If you live or work in Manhattan chances are you’ve seen the surly mug of Lehman CEO Dick “Leave Me And My Measly Millions Alone Already” Fuld on newsstands this week, because his infamous perma-frowning countenance is currently gracing the cover of the latest edition of New York magazine, meaning that inside the glossy pages there’s a too-long story about the intimidating trader turned chief executive with quotes about him by his closest (former) colleagues, as well as some dialogue and discussion about his famous firings, including that of the former Miss Wall Street (aka former Lehman CFO Erin Callan).

While providing some scintillating behind-the-scene scenes involving Fuld and other big bankers, along with some perspective-giving history about how the five-foot-eight-inch Fuld rose to the top of the firm now in Chapter 11, New York attempts to answer the question no one is really all that curious about anymore: Is Fuld a fiend or a fall guy?

Seems he’s already proven that, at the very least, he’s a little of both. You can’t help but scoff at his performance in front of Congress a couple of months ago, and can’t help but feel a bit sorry for the guy since he’s about the only chief executive whose monstrous mess the Feds didn’t try to clean up. (And I can't help but think, Five-foot-eight?)

Also this week, in other Lehman Brothers news, a Fuld colleague decided he had enough of securities and is moving into lawnmowers, washing machines and discount threads. That is, Scott Freidheim, the former chief administrative officer of Lehman decided to hang up his Lehman tote bag (as if he had a choice) and take an executive post at Sears.

The move is likely the first of several similar ones, as bankers start jump sinking ships to large retailers and product companies, some of which they previously consulted for (Freidheim worked with Sears on its merger with K-Mart). Congratulations are in order to Mr. Freidheim on his new post, and here’s to his helping to ensure that nothing as insanely inhumane as this happens under his admin watch at Sears.

In a rough if not exactly inhumane announcement, Bank of America indicated that it will bring down the axe on 10,000 investment bankers, most of whom work for that little shop BofA acquired with all the brokers called Merrill Lynch.

As for the brokers, looks like their training is going to be all but kaput, as big securities firms say, Sorry new guys, you’re too expensive to train anymore. We’re gonna keep on sweating it out with the old guard.
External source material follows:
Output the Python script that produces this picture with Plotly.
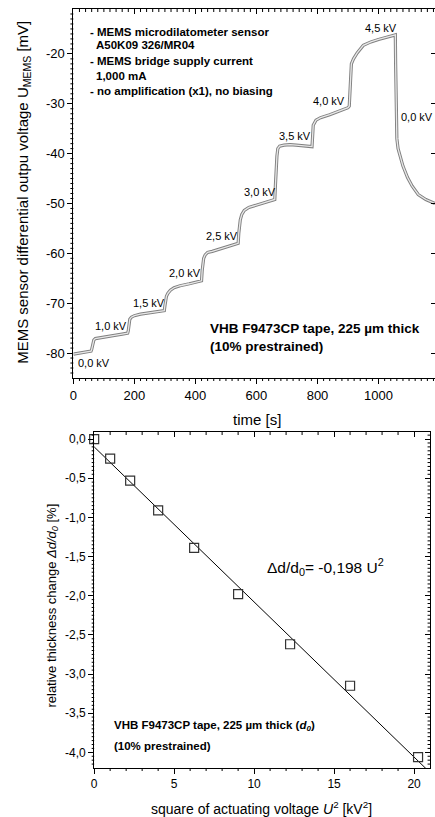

Meanwhile, proving that there is indeed some serious financial problems going on in the world even if you don't believe in the R-word, Goldman Sachs braces for a couple billion in losses, as the holding company formerly known as an investment bank is set to report its first quarterly loss since going public in 1999. The losses are expected to be five times greater than analysts had previously predicted, meaning that job cuts will likely be, oh, about five times higher than previously predicted as well.

Yes, I could use some good news, too. So here goes:

After a horrible dive yesterday, with a near belly-flop at the end of the trading day, both the S&P 500 and Dow rebounded more than nicely today, and even finished the day on a smooth upswing (the S&P jumped more than 3 percent in the last hour-and-a-half of trading).